Charts and diagrams as code:
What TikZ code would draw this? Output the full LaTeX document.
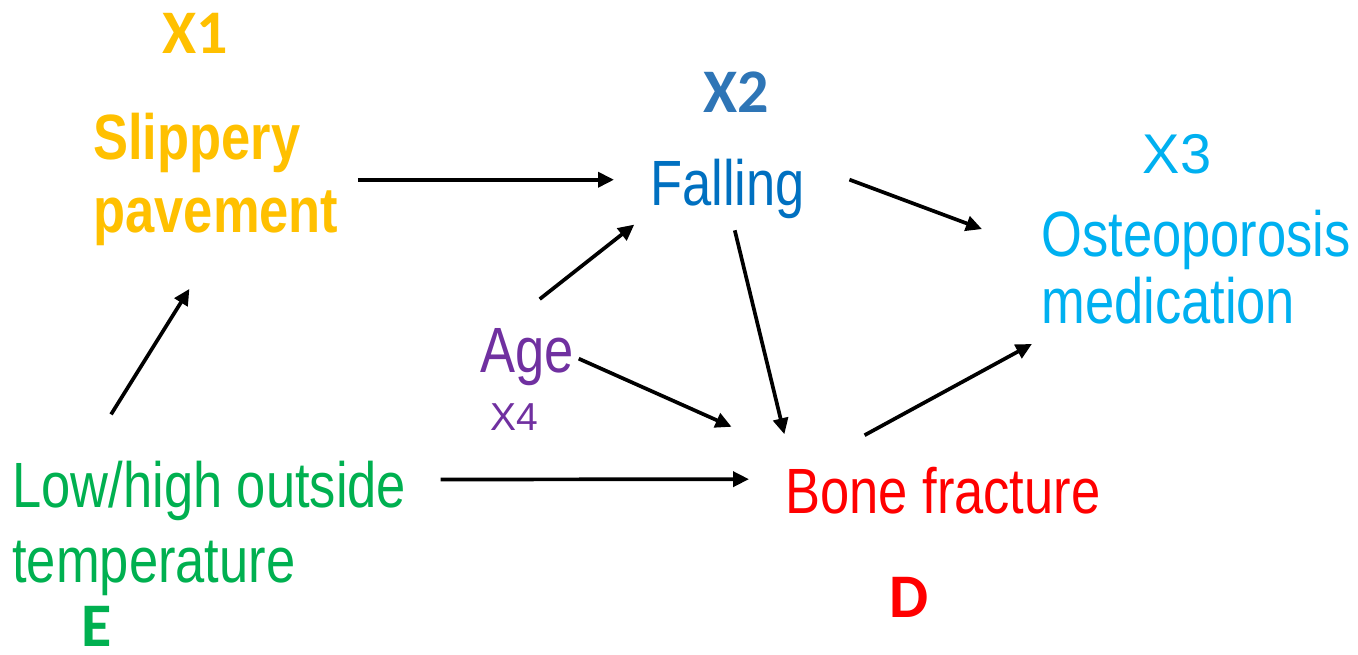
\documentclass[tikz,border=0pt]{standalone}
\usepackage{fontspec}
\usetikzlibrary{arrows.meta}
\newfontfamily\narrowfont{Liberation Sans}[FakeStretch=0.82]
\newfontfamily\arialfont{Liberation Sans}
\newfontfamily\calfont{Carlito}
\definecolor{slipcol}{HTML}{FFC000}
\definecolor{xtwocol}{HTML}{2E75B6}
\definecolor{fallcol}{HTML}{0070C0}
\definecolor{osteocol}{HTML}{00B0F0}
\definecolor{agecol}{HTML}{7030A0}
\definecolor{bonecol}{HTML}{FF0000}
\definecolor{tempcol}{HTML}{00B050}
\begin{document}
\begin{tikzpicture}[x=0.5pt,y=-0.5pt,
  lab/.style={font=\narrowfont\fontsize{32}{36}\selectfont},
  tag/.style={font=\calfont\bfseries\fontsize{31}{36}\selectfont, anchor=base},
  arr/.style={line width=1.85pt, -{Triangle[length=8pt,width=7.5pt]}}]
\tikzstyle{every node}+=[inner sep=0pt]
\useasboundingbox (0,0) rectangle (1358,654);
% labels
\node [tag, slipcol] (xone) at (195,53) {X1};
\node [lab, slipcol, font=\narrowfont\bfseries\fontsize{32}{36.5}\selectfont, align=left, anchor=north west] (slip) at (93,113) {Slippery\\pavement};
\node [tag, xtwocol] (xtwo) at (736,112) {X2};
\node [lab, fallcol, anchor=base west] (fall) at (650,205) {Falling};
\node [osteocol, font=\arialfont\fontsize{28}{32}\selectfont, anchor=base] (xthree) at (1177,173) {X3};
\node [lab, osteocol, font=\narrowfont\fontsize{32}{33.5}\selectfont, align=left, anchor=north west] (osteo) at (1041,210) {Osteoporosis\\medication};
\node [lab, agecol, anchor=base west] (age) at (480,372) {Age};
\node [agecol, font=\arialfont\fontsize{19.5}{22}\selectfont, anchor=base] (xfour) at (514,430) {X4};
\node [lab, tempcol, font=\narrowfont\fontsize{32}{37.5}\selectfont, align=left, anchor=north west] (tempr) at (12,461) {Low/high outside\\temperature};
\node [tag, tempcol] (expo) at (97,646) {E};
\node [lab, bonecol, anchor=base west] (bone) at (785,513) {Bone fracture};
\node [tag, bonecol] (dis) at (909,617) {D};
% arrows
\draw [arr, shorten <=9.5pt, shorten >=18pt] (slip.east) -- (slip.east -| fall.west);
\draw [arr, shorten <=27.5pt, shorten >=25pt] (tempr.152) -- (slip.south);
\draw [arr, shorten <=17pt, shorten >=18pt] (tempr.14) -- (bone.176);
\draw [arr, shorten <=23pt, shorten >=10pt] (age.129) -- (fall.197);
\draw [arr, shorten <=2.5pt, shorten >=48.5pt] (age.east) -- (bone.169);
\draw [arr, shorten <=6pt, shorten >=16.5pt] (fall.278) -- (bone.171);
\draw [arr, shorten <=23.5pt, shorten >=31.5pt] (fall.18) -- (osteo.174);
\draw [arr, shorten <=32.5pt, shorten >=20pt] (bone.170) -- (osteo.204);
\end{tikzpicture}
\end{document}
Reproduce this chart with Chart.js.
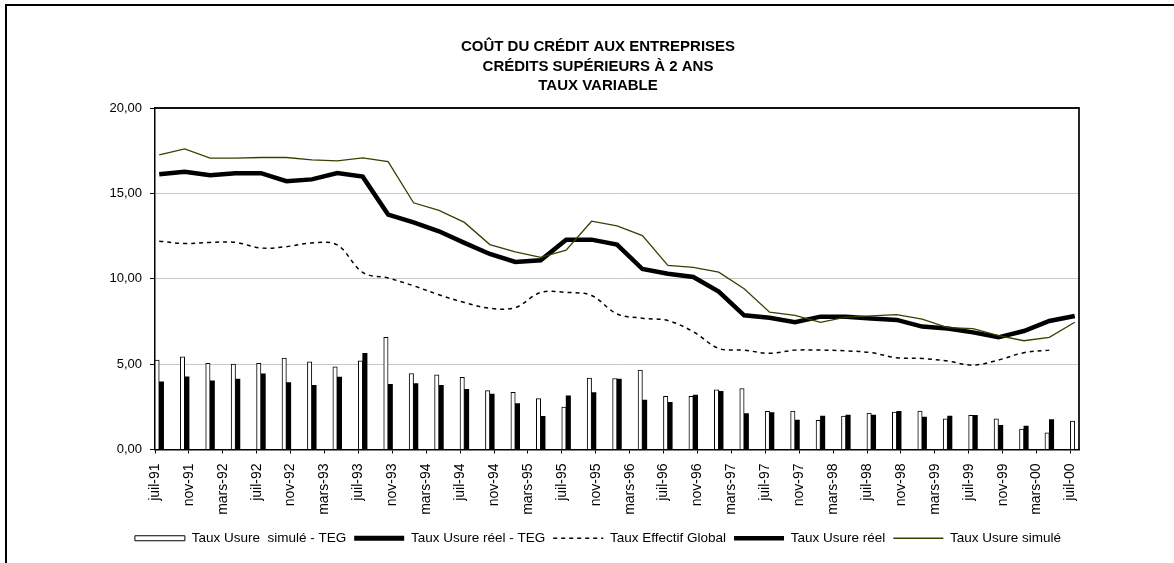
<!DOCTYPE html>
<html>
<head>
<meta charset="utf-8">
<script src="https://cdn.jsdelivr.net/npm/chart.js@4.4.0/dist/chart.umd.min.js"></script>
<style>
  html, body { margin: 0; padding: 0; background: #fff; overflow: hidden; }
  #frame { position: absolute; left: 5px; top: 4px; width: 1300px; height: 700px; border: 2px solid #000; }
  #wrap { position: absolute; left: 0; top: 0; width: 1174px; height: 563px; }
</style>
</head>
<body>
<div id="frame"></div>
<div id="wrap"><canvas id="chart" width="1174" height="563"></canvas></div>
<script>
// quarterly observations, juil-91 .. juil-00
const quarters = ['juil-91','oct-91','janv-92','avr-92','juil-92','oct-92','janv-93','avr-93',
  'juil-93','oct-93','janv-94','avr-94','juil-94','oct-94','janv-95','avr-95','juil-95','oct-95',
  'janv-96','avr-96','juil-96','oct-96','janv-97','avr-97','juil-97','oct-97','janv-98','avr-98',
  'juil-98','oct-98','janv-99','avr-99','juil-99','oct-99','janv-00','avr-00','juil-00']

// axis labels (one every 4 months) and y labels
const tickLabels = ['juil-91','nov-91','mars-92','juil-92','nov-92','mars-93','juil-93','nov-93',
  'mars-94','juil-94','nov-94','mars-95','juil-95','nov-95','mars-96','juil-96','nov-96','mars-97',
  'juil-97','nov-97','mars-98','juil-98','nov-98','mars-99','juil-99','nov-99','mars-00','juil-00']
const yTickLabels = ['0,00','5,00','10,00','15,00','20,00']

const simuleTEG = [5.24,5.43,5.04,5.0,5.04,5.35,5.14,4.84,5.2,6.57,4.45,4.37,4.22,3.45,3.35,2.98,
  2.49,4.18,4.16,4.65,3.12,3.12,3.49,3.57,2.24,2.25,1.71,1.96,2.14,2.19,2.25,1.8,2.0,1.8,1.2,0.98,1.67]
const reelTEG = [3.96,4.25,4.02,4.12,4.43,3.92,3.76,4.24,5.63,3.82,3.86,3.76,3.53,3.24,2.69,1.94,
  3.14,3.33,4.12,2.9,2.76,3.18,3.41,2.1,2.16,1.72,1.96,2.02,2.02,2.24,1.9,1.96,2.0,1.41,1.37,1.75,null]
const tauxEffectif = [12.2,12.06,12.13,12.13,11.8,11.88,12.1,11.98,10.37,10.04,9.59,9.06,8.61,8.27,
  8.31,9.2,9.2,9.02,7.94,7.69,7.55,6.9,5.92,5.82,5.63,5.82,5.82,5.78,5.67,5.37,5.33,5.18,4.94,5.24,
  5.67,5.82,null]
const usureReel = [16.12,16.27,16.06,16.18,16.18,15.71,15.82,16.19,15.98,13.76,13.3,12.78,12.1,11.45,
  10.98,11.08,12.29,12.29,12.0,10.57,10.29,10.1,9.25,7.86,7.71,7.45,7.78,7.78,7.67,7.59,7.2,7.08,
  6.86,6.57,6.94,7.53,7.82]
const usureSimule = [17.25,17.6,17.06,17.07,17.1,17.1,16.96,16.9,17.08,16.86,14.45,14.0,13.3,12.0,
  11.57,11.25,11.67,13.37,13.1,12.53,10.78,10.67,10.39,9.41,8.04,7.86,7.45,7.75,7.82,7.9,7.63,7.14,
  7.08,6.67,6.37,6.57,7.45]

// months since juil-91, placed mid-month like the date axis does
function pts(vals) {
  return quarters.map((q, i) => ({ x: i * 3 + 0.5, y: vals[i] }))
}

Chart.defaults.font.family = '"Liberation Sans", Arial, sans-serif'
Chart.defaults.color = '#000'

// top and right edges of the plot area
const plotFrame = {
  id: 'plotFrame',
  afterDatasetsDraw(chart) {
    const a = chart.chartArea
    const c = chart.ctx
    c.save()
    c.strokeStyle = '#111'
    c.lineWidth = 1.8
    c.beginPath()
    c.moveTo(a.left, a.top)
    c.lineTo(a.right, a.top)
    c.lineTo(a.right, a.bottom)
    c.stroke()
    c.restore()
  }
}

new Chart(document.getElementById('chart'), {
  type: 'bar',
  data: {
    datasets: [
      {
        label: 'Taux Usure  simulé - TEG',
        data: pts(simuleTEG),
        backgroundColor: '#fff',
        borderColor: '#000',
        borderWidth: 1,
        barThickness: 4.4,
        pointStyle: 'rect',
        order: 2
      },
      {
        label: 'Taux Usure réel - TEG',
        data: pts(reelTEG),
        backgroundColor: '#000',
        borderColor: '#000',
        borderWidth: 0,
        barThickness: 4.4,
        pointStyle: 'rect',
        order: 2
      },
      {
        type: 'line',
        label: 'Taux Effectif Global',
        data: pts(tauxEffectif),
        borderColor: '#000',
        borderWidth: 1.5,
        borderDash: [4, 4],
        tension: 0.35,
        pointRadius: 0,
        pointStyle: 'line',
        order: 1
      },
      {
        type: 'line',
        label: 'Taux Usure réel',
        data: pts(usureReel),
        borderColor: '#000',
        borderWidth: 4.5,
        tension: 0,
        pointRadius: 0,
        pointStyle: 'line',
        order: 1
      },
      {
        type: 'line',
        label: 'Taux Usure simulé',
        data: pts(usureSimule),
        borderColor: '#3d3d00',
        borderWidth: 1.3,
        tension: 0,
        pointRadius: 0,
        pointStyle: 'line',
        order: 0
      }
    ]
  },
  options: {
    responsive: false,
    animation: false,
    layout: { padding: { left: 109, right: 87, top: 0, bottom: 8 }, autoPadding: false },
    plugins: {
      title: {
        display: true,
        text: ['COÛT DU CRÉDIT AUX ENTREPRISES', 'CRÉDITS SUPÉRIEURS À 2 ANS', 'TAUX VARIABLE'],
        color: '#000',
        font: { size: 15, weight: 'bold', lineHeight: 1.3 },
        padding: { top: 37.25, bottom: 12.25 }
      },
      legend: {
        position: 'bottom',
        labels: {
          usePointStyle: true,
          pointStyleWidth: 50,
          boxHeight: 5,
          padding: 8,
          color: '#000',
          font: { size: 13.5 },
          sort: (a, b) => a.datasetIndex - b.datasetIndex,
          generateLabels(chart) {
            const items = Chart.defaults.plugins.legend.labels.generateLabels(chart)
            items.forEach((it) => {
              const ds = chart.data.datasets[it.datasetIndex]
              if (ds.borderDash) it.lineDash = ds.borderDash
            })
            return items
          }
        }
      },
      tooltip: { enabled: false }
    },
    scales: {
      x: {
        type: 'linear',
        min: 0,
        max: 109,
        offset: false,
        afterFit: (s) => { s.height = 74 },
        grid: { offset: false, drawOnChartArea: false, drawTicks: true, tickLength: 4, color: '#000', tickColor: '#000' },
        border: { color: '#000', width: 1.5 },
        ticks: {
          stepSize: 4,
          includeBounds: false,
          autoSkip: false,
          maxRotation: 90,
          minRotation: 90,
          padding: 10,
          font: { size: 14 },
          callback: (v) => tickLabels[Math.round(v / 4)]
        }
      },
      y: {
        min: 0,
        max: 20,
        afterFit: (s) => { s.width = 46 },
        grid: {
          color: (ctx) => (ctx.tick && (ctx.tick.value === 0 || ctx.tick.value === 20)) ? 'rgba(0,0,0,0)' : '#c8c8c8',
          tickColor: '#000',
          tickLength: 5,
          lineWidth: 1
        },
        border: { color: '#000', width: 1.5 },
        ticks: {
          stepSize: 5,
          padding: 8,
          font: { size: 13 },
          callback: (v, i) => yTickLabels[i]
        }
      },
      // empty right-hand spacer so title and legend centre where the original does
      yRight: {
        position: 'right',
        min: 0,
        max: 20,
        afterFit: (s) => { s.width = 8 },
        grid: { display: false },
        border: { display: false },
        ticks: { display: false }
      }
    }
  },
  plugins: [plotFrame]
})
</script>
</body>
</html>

Task – Tally the lines of the data that contain the string "this" and report the total alone.

Problem solution – 2